Job:
Output the full listing below exactly as it reads, and skip anything that is a picture.

--- start of Information provided ---

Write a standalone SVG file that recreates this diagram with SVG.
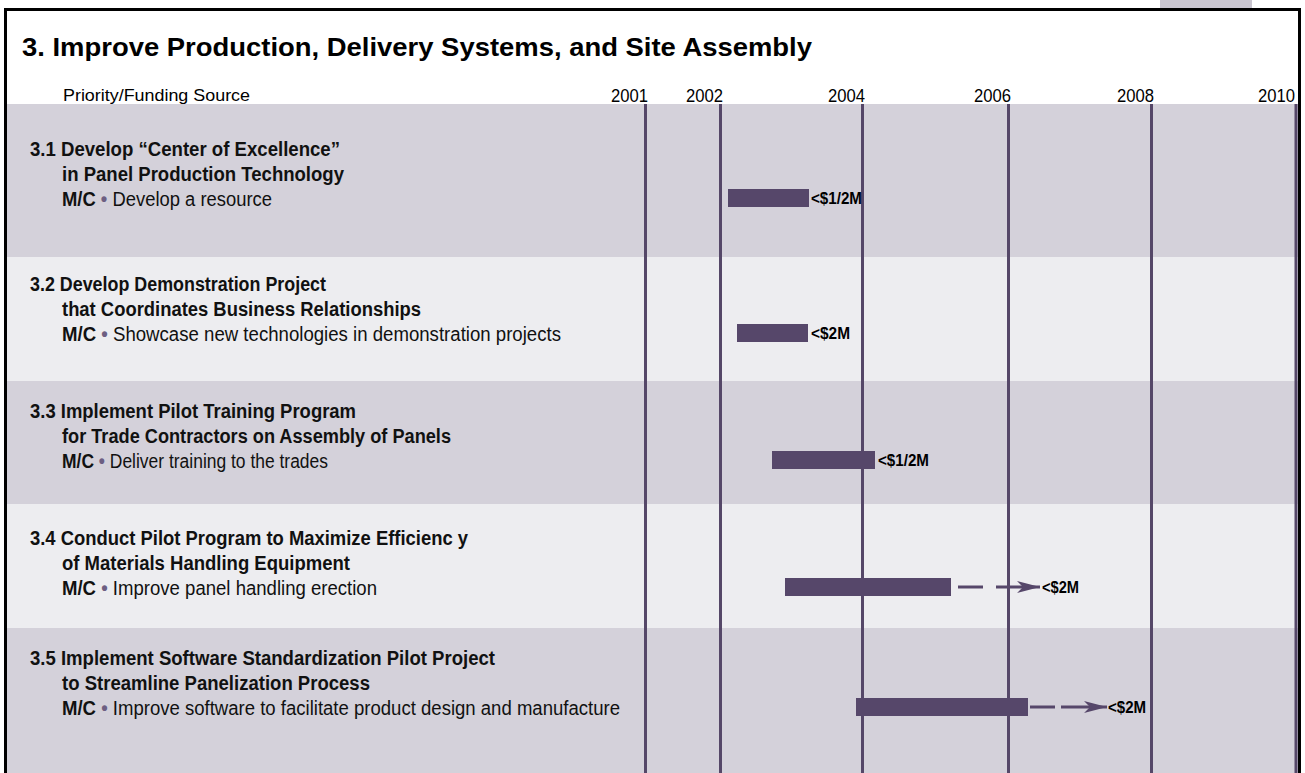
<svg xmlns="http://www.w3.org/2000/svg" width="1305" height="773" viewBox="0 0 1305 773">
<style>
.bg{fill:#fff}
.rowA{fill:#d4d1da}
.rowB{fill:#ededf0}
.vline{stroke:#554768;stroke-width:3}
.bar{fill:#56476a}
.dash{stroke:#56476a;stroke-width:3;fill:none}
.title{font-family:"Liberation Sans",Arial,sans-serif;font-weight:bold;font-size:26px;fill:#000}
.hdr{font-family:"Liberation Sans Narrow","Liberation Sans",Arial,sans-serif;font-size:17px;fill:#000}
.yr{font-family:"Liberation Sans Narrow","Liberation Sans",Arial,sans-serif;font-size:18px;fill:#000}
.t{font-family:"Liberation Sans Narrow","Liberation Sans",Arial,sans-serif;font-size:20px;fill:#111}
.b{font-weight:bold}
.dot{fill:#6d5f82;font-weight:bold}
.cost{font-family:"Liberation Sans Narrow","Liberation Sans",Arial,sans-serif;font-weight:bold;font-size:16px;fill:#000}
</style>
<defs>
<marker id="arr" markerUnits="userSpaceOnUse" markerWidth="24" markerHeight="14" refX="23" refY="7" orient="auto">
<path d="M0,1 L23,7 L0,13 L6,7 Z" fill="#56476a"/>
</marker>
</defs>
<rect class="bg" x="0" y="0" width="1305" height="773"/>
<rect x="1160" y="0" width="92" height="8" fill="#c9c5d0"/>
<g id="rows">
<rect class="rowA" x="7" y="104" width="1291" height="153"/>
<rect class="rowB" x="7" y="257" width="1291" height="124"/>
<rect class="rowA" x="7" y="381" width="1291" height="123"/>
<rect class="rowB" x="7" y="504" width="1291" height="124"/>
<rect class="rowA" x="7" y="628" width="1291" height="145"/>
</g>
<path d="M5.5,773 V9.5 H1299.5 V773" fill="none" stroke="#000" stroke-width="3"/>
<text class="title" x="22" y="56" textLength="790" lengthAdjust="spacingAndGlyphs">3. Improve Production, Delivery Systems, and Site Assembly</text>
<g id="axis">
<text class="hdr" x="63" y="101" textLength="187" lengthAdjust="spacingAndGlyphs">Priority/Funding Source</text>
<text class="yr" x="611" y="102" textLength="37" lengthAdjust="spacingAndGlyphs">2001</text>
<text class="yr" x="686" y="102" textLength="37" lengthAdjust="spacingAndGlyphs">2002</text>
<text class="yr" x="828" y="102" textLength="37" lengthAdjust="spacingAndGlyphs">2004</text>
<text class="yr" x="974" y="102" textLength="37" lengthAdjust="spacingAndGlyphs">2006</text>
<text class="yr" x="1117" y="102" textLength="37" lengthAdjust="spacingAndGlyphs">2008</text>
<text class="yr" x="1258" y="102" textLength="37" lengthAdjust="spacingAndGlyphs">2010</text>
<line class="vline" x1="645.5" y1="104" x2="645.5" y2="773"/>
<line class="vline" x1="720.5" y1="104" x2="720.5" y2="773"/>
<line class="vline" x1="862.5" y1="104" x2="862.5" y2="773"/>
<line class="vline" x1="1008.5" y1="104" x2="1008.5" y2="773"/>
<line class="vline" x1="1151.5" y1="104" x2="1151.5" y2="773"/>
<line class="vline" x1="1296" y1="104" x2="1296" y2="773"/>
</g>
<g id="task31">
<text class="t b" x="30" y="156" textLength="310" lengthAdjust="spacingAndGlyphs">3.1 Develop “Center of Excellence”</text>
<text class="t b" x="62" y="181" textLength="282" lengthAdjust="spacingAndGlyphs">in Panel Production Technology</text>
<text class="t" x="62" y="206" textLength="210" lengthAdjust="spacingAndGlyphs"><tspan class="b">M/C</tspan> <tspan class="dot">•</tspan> Develop a resource</text>
<rect class="bar" x="728" y="189" width="81" height="18"/>
<text class="cost" x="811" y="204" textLength="51" lengthAdjust="spacingAndGlyphs">&lt;$1/2M</text>
</g>
<g id="task32">
<text class="t b" x="30" y="291" textLength="296" lengthAdjust="spacingAndGlyphs">3.2 Develop Demonstration Project</text>
<text class="t b" x="62" y="316" textLength="359" lengthAdjust="spacingAndGlyphs">that Coordinates Business Relationships</text>
<text class="t" x="62" y="341" textLength="499" lengthAdjust="spacingAndGlyphs"><tspan class="b">M/C</tspan> <tspan class="dot">•</tspan> Showcase new technologies in demonstration projects</text>
<rect class="bar" x="737" y="324" width="71" height="18"/>
<text class="cost" x="811" y="339" textLength="39" lengthAdjust="spacingAndGlyphs">&lt;$2M</text>
</g>
<g id="task33">
<text class="t b" x="30" y="418" textLength="326" lengthAdjust="spacingAndGlyphs">3.3 Implement Pilot Training Program</text>
<text class="t b" x="62" y="443" textLength="389" lengthAdjust="spacingAndGlyphs">for Trade Contractors on Assembly of Panels</text>
<text class="t" x="62" y="468" textLength="266" lengthAdjust="spacingAndGlyphs"><tspan class="b">M/C</tspan> <tspan class="dot">•</tspan> Deliver training to the trades</text>
<rect class="bar" x="772" y="451" width="103" height="18"/>
<text class="cost" x="878" y="466" textLength="51" lengthAdjust="spacingAndGlyphs">&lt;$1/2M</text>
</g>
<g id="task34">
<text class="t b" x="30" y="545" textLength="438" lengthAdjust="spacingAndGlyphs">3.4 Conduct Pilot Program to Maximize Efficienc y</text>
<text class="t b" x="62" y="570" textLength="288" lengthAdjust="spacingAndGlyphs">of Materials Handling Equipment</text>
<text class="t" x="62" y="595" textLength="315" lengthAdjust="spacingAndGlyphs"><tspan class="b">M/C</tspan> <tspan class="dot">•</tspan> Improve panel handling erection</text>
<rect class="bar" x="785" y="578" width="166" height="18"/>
<text class="cost" x="1042" y="593" textLength="37" lengthAdjust="spacingAndGlyphs">&lt;$2M</text>
</g>
<g id="task35">
<text class="t b" x="30" y="665" textLength="465" lengthAdjust="spacingAndGlyphs">3.5 Implement Software Standardization Pilot Project</text>
<text class="t b" x="62" y="690" textLength="308" lengthAdjust="spacingAndGlyphs">to Streamline Panelization Process</text>
<text class="t" x="62" y="715" textLength="558" lengthAdjust="spacingAndGlyphs"><tspan class="b">M/C</tspan> <tspan class="dot">•</tspan> Improve software to facilitate product design and manufacture</text>
<rect class="bar" x="856" y="698" width="172" height="18"/>
<text class="cost" x="1108" y="713" textLength="38" lengthAdjust="spacingAndGlyphs">&lt;$2M</text>
</g>
<g id="connectors">
<line class="dash" x1="958" y1="587" x2="983" y2="587"/>
<line class="dash" x1="996" y1="587" x2="1040" y2="587" marker-end="url(#arr)"/>
<line class="dash" x1="1030" y1="707" x2="1055" y2="707"/>
<line class="dash" x1="1061" y1="707" x2="1107" y2="707" marker-end="url(#arr)"/>
</g>
</svg>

--- end of Information provided ---

Response to this exercise:
Write a standalone SVG file that recreates this diagram with SVG.
<svg xmlns="http://www.w3.org/2000/svg" width="1305" height="773" viewBox="0 0 1305 773">
<style>
.bg{fill:#fff}
.rowA{fill:#d4d1da}
.rowB{fill:#ededf0}
.vline{stroke:#554768;stroke-width:3}
.bar{fill:#56476a}
.dash{stroke:#56476a;stroke-width:3;fill:none}
.title{font-family:"Liberation Sans",Arial,sans-serif;font-weight:bold;font-size:26px;fill:#000}
.hdr{font-family:"Liberation Sans Narrow","Liberation Sans",Arial,sans-serif;font-size:17px;fill:#000}
.yr{font-family:"Liberation Sans Narrow","Liberation Sans",Arial,sans-serif;font-size:18px;fill:#000}
.t{font-family:"Liberation Sans Narrow","Liberation Sans",Arial,sans-serif;font-size:20px;fill:#111}
.b{font-weight:bold}
.dot{fill:#6d5f82;font-weight:bold}
.cost{font-family:"Liberation Sans Narrow","Liberation Sans",Arial,sans-serif;font-weight:bold;font-size:16px;fill:#000}
</style>
<defs>
<marker id="arr" markerUnits="userSpaceOnUse" markerWidth="24" markerHeight="14" refX="23" refY="7" orient="auto">
<path d="M0,1 L23,7 L0,13 L6,7 Z" fill="#56476a"/>
</marker>
</defs>
<rect class="bg" x="0" y="0" width="1305" height="773"/>
<rect x="1160" y="0" width="92" height="8" fill="#c9c5d0"/>
<g id="rows">
<rect class="rowA" x="7" y="104" width="1291" height="153"/>
<rect class="rowB" x="7" y="257" width="1291" height="124"/>
<rect class="rowA" x="7" y="381" width="1291" height="123"/>
<rect class="rowB" x="7" y="504" width="1291" height="124"/>
<rect class="rowA" x="7" y="628" width="1291" height="145"/>
</g>
<path d="M5.5,773 V9.5 H1299.5 V773" fill="none" stroke="#000" stroke-width="3"/>
<text class="title" x="22" y="56" textLength="790" lengthAdjust="spacingAndGlyphs">3. Improve Production, Delivery Systems, and Site Assembly</text>
<g id="axis">
<text class="hdr" x="63" y="101" textLength="187" lengthAdjust="spacingAndGlyphs">Priority/Funding Source</text>
<text class="yr" x="611" y="102" textLength="37" lengthAdjust="spacingAndGlyphs">2001</text>
<text class="yr" x="686" y="102" textLength="37" lengthAdjust="spacingAndGlyphs">2002</text>
<text class="yr" x="828" y="102" textLength="37" lengthAdjust="spacingAndGlyphs">2004</text>
<text class="yr" x="974" y="102" textLength="37" lengthAdjust="spacingAndGlyphs">2006</text>
<text class="yr" x="1117" y="102" textLength="37" lengthAdjust="spacingAndGlyphs">2008</text>
<text class="yr" x="1258" y="102" textLength="37" lengthAdjust="spacingAndGlyphs">2010</text>
<line class="vline" x1="645.5" y1="104" x2="645.5" y2="773"/>
<line class="vline" x1="720.5" y1="104" x2="720.5" y2="773"/>
<line class="vline" x1="862.5" y1="104" x2="862.5" y2="773"/>
<line class="vline" x1="1008.5" y1="104" x2="1008.5" y2="773"/>
<line class="vline" x1="1151.5" y1="104" x2="1151.5" y2="773"/>
<line class="vline" x1="1296" y1="104" x2="1296" y2="773"/>
</g>
<g id="task31">
<text class="t b" x="30" y="156" textLength="310" lengthAdjust="spacingAndGlyphs">3.1 Develop “Center of Excellence”</text>
<text class="t b" x="62" y="181" textLength="282" lengthAdjust="spacingAndGlyphs">in Panel Production Technology</text>
<text class="t" x="62" y="206" textLength="210" lengthAdjust="spacingAndGlyphs"><tspan class="b">M/C</tspan> <tspan class="dot">•</tspan> Develop a resource</text>
<rect class="bar" x="728" y="189" width="81" height="18"/>
<text class="cost" x="811" y="204" textLength="51" lengthAdjust="spacingAndGlyphs">&lt;$1/2M</text>
</g>
<g id="task32">
<text class="t b" x="30" y="291" textLength="296" lengthAdjust="spacingAndGlyphs">3.2 Develop Demonstration Project</text>
<text class="t b" x="62" y="316" textLength="359" lengthAdjust="spacingAndGlyphs">that Coordinates Business Relationships</text>
<text class="t" x="62" y="341" textLength="499" lengthAdjust="spacingAndGlyphs"><tspan class="b">M/C</tspan> <tspan class="dot">•</tspan> Showcase new technologies in demonstration projects</text>
<rect class="bar" x="737" y="324" width="71" height="18"/>
<text class="cost" x="811" y="339" textLength="39" lengthAdjust="spacingAndGlyphs">&lt;$2M</text>
</g>
<g id="task33">
<text class="t b" x="30" y="418" textLength="326" lengthAdjust="spacingAndGlyphs">3.3 Implement Pilot Training Program</text>
<text class="t b" x="62" y="443" textLength="389" lengthAdjust="spacingAndGlyphs">for Trade Contractors on Assembly of Panels</text>
<text class="t" x="62" y="468" textLength="266" lengthAdjust="spacingAndGlyphs"><tspan class="b">M/C</tspan> <tspan class="dot">•</tspan> Deliver training to the trades</text>
<rect class="bar" x="772" y="451" width="103" height="18"/>
<text class="cost" x="878" y="466" textLength="51" lengthAdjust="spacingAndGlyphs">&lt;$1/2M</text>
</g>
<g id="task34">
<text class="t b" x="30" y="545" textLength="438" lengthAdjust="spacingAndGlyphs">3.4 Conduct Pilot Program to Maximize Efficienc y</text>
<text class="t b" x="62" y="570" textLength="288" lengthAdjust="spacingAndGlyphs">of Materials Handling Equipment</text>
<text class="t" x="62" y="595" textLength="315" lengthAdjust="spacingAndGlyphs"><tspan class="b">M/C</tspan> <tspan class="dot">•</tspan> Improve panel handling erection</text>
<rect class="bar" x="785" y="578" width="166" height="18"/>
<text class="cost" x="1042" y="593" textLength="37" lengthAdjust="spacingAndGlyphs">&lt;$2M</text>
</g>
<g id="task35">
<text class="t b" x="30" y="665" textLength="465" lengthAdjust="spacingAndGlyphs">3.5 Implement Software Standardization Pilot Project</text>
<text class="t b" x="62" y="690" textLength="308" lengthAdjust="spacingAndGlyphs">to Streamline Panelization Process</text>
<text class="t" x="62" y="715" textLength="558" lengthAdjust="spacingAndGlyphs"><tspan class="b">M/C</tspan> <tspan class="dot">•</tspan> Improve software to facilitate product design and manufacture</text>
<rect class="bar" x="856" y="698" width="172" height="18"/>
<text class="cost" x="1108" y="713" textLength="38" lengthAdjust="spacingAndGlyphs">&lt;$2M</text>
</g>
<g id="connectors">
<line class="dash" x1="958" y1="587" x2="983" y2="587"/>
<line class="dash" x1="996" y1="587" x2="1040" y2="587" marker-end="url(#arr)"/>
<line class="dash" x1="1030" y1="707" x2="1055" y2="707"/>
<line class="dash" x1="1061" y1="707" x2="1107" y2="707" marker-end="url(#arr)"/>
</g>
</svg>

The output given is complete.